Two audit partners at Deloitte & Touche have agreed to be barred from practicing before the Securities and Exchange Commission to resolve a case involving auto parts maker Delphi.

After being spun off from parent company General Motors, Delphi misclassified a $112 million increase in its warranty reserves as a charge to stockholders' equity rather than to warranty expenses for the current period. The misclassification in the second quarter of 2000 was reflected in Delphi's quarterly and annual financial statements.

Delphi's improper treatment of the warranty reserve allowed it to increase the reserve and avoid a material increase in expenses, according to the SEC. Delphi later restated the accounting for the transaction and Deloitte signed off on the restatement.  Deloitte recently agreed to a settlement with investors in the case (see Deloitte to Pay $38.25M in Delphi Settlement).

The SEC said that audit partner Nicholas Difazio should not have accepted Delphi's view that it could use special accounting rules as opposed to the accounting rules that generally apply to contingencies and changes in estimates on warranty matters. Difazio provided a memorandum about the transaction to a concurring review partner at Deloitte, but did not consult with the firm's national office concerning Delphi's application of the special spin-off accounting treatment.

The SEC also listed another incident in which Delphi misclassified warranty expenses and Difazio did not sufficiently object or express professional skepticism, along with a third incident involving Delphi's repurchase of generator cores and batteries from a consulting company. Delphi had purported to sell $70 million of inventory to the consulting company in a Dec. 27, 2000, transaction, but made a secret side agreement to purchase back the same inventory of cores and batteries on Jan. 5, 2001. Again, the SEC believed that Difazio should have investigated the matter further and shown greater skepticism about Delphi's claims.

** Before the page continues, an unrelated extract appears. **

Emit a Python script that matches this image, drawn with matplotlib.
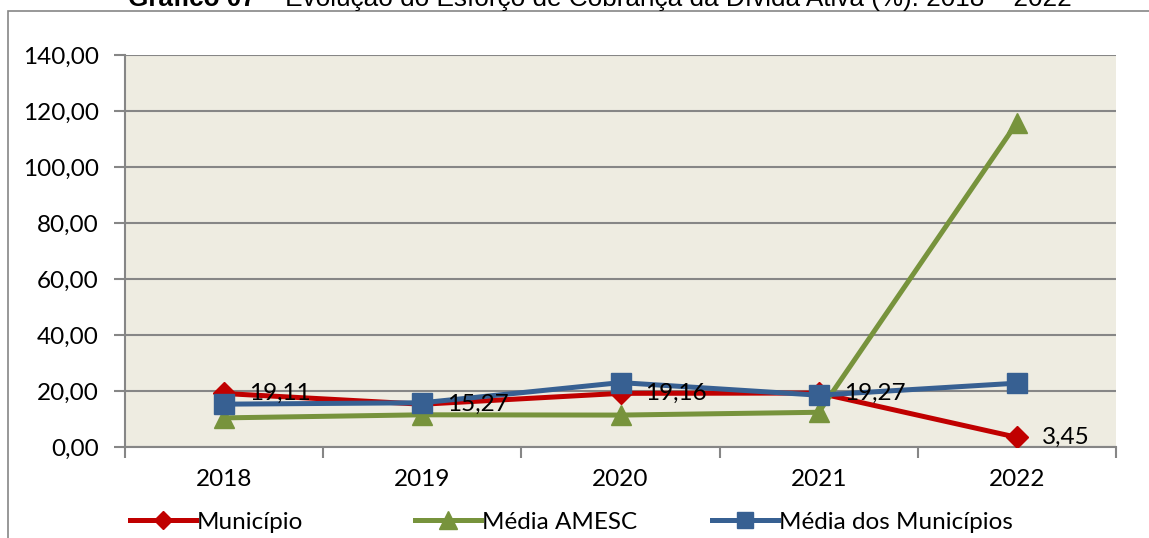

Duane Higgins, the other Deloitte audit partner who faced SEC sanctions, was also blamed for not investigating more closely Delphi's repurchase of cores and batteries. In addition, the SEC found fault with his review and audit of the sale and purchase of precious metals.

The audit partners did not admit or deny wrongdoing in the cases. After three years, Difazio may apply to practice before the SEC again, while Higgins may apply after two years.